Startups Stack Exchange Archive

No sales team, only channel partners - SaaS enterprise software

The owners of our company (SaaS software for Life/Annuities/Health insurers) have decided that they won’t build any sales capability but use “channel partners.” While we have some large partners they are essentially BPO/TPA plays or software plays or both. So, it is almost like working with a “frenemy.”

My questions are a) are there examples of successful partnerships of this kind b) what are some of the best practices to make sure that such arrangements are successful

Thanks

Answer 11179

a) are there examples of successful partnerships of this kind

Not many, if any at all. At least not long term. Indirect sales are a great means to expand sales after bootstrapping them and figuring things out as you do. Particularly if your partners are providing value added services on top of what you’re doing. But your company should be equipped to be the one that packages those partners in a deal with them as a value added service providers. And whatever you do, you need direct interactions with your clients to stay up to date on your client requirements - for that reason alone, you need a marketing and sales force no matter what you do.

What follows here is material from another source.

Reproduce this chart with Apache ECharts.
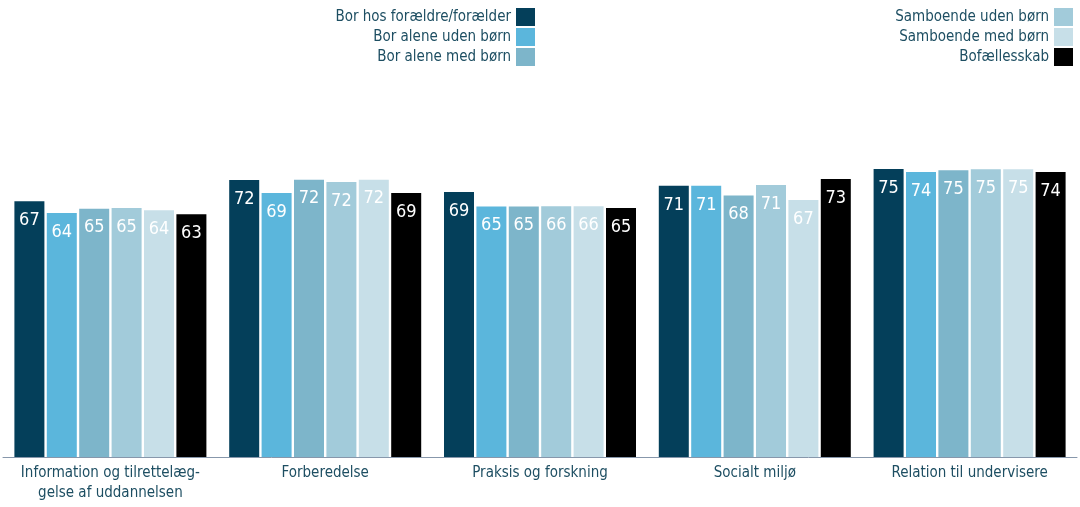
<!DOCTYPE html>
<html><head><meta charset="utf-8">
<script src="https://cdn.jsdelivr.net/npm/echarts@6/dist/echarts.min.js"></script>
<style>html,body{margin:0;padding:0;background:#fff}#c{width:1080px;height:507px}</style>
</head><body><div id="c"></div>
<script>
const categories = ["Information og tilrettelæg-\ngelse af uddannelsen", "Forberedelse", "Praksis og forskning", "Socialt miljø", "Relation til undervisere"];
const seriesNames = ["Bor hos forældre/forælder", "Bor alene uden børn", "Bor alene med børn", "Samboende uden børn", "Samboende med børn", "Bofællesskab"];
const boHos = [66.8, 72.3, 69.2, 70.8, 75.2];
const aleneUden = [63.7, 68.9, 65.4, 70.8, 74.4];
const aleneMed = [64.8, 72.4, 65.4, 68.3, 74.9];
const sambUden = [65.0, 71.8, 65.5, 71.0, 75.1];
const sambMed = [64.4, 72.4, 65.5, 67.1, 75.1];
const bofaelles = [63.4, 68.9, 65.0, 72.6, 74.4];
const colors = ["#043f5a", "#5bb6dc", "#7db5ca", "#a2cbda", "#c7dfe8", "#000000"];
const allData = [boHos, aleneUden, aleneMed, sambUden, sambMed, bofaelles];
const textColor = "#1d4e62";
const font = "DejaVu Sans Condensed, DejaVu Sans";

const chart = echarts.init(document.getElementById('c'));
chart.setOption({
  animation: false,
  color: colors,
  textStyle: {fontFamily: font},
  legend: [
    {data: seriesNames.slice(0,3), orient: 'vertical', right: 540, top: 3, align: 'right',
     itemWidth: 19, itemHeight: 18, itemGap: 2, icon: 'rect',
     textStyle: {color: textColor, fontSize: 15, fontFamily: font}},
    {data: seriesNames.slice(3), orient: 'vertical', right: 2, top: 3, align: 'right',
     itemWidth: 19, itemHeight: 18, itemGap: 2, icon: 'rect',
     textStyle: {color: textColor, fontSize: 15, fontFamily: font}}
  ],
  grid: {left: 3, right: 3, top: 74, bottom: 50, containLabel: false},
  xAxis: {type: 'category', data: categories,
    axisLine: {lineStyle: {color: '#8797ab', width: 1}}, axisTick: {show: false},
    axisLabel: {color: textColor, fontSize: 15, fontFamily: font, margin: 6, lineHeight: 20, interval: 0}},
  yAxis: {type: 'value', min: 0, max: 100, show: false, splitLine: {show: false}},
  series: allData.map((d, i) => ({
    name: seriesNames[i], type: 'bar', data: d, barWidth: 30, barGap: '8%',
    label: {show: true, position: 'insideTop', distance: 10, color: '#fff', fontSize: 18, fontFamily: font,
      formatter: p => Math.round(p.value)}
  }))
});
</script></body></html>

b) what are some of the best practices to make sure that such arrangements are successful

Basically: don’t. Seriously. You want a direct relationship with your clients as much as can be. Particularly large ones. It’s strategic. If you’re a cog in a supply chain, your “channel partners” will eventually seek out alternatives and offer them to your prospects instead. That puts your business in a position where it’s not in control of its own destiny, and you most assuredly don’t want that to happen. The only workaround is to have a proper sales force.

Once you’ve product market fit, your company’s marketing and sales forces are the wings that allow it to fly. Give them no love and you’ll end up with crooked wings. Like a dodo.

Answer 11428

In B2B, there are plenty of companies who sell direct, plenty who only sell via resellers, and plenty who do both. Let’s ignore both/and, and consider direct vs third party channel sales.

You’re in a big, specialist market. Selling direct keeps all the reward, and maximises your learning opportunity. It also puts you in competition not only with direct alternative solutions, but also with anyone who sells into that industry and may feel threatened by your presence. And you need to commit time, energy, cash and patience, and to recruit, motivate, manage and retain excellent business developers.

If you choose the third party route, you will be supporting people who are already selling in to your target market. These people mostly aren’t business developers, they’re into customer relationship development. So you’re going to have to give them a lot of support, because they don’t know your product. And you’re going to have to be very clear how they’re going to be motivated, targeted and rewarded. What do you gain? You focus your efforts not on thousands of potential customers, but on tens of sales people who have established customers already buying from them and target accounts they want to activate.

They’re valid choices. And some of the work looks just the same. You’re going channel, so you need to focus on becoming experts in being a great partner. The good news is that it’s easy, way easier, to hire channel sales and marketing staff than to build a team of new business developers.


All content is licensed under CC BY-SA 3.0.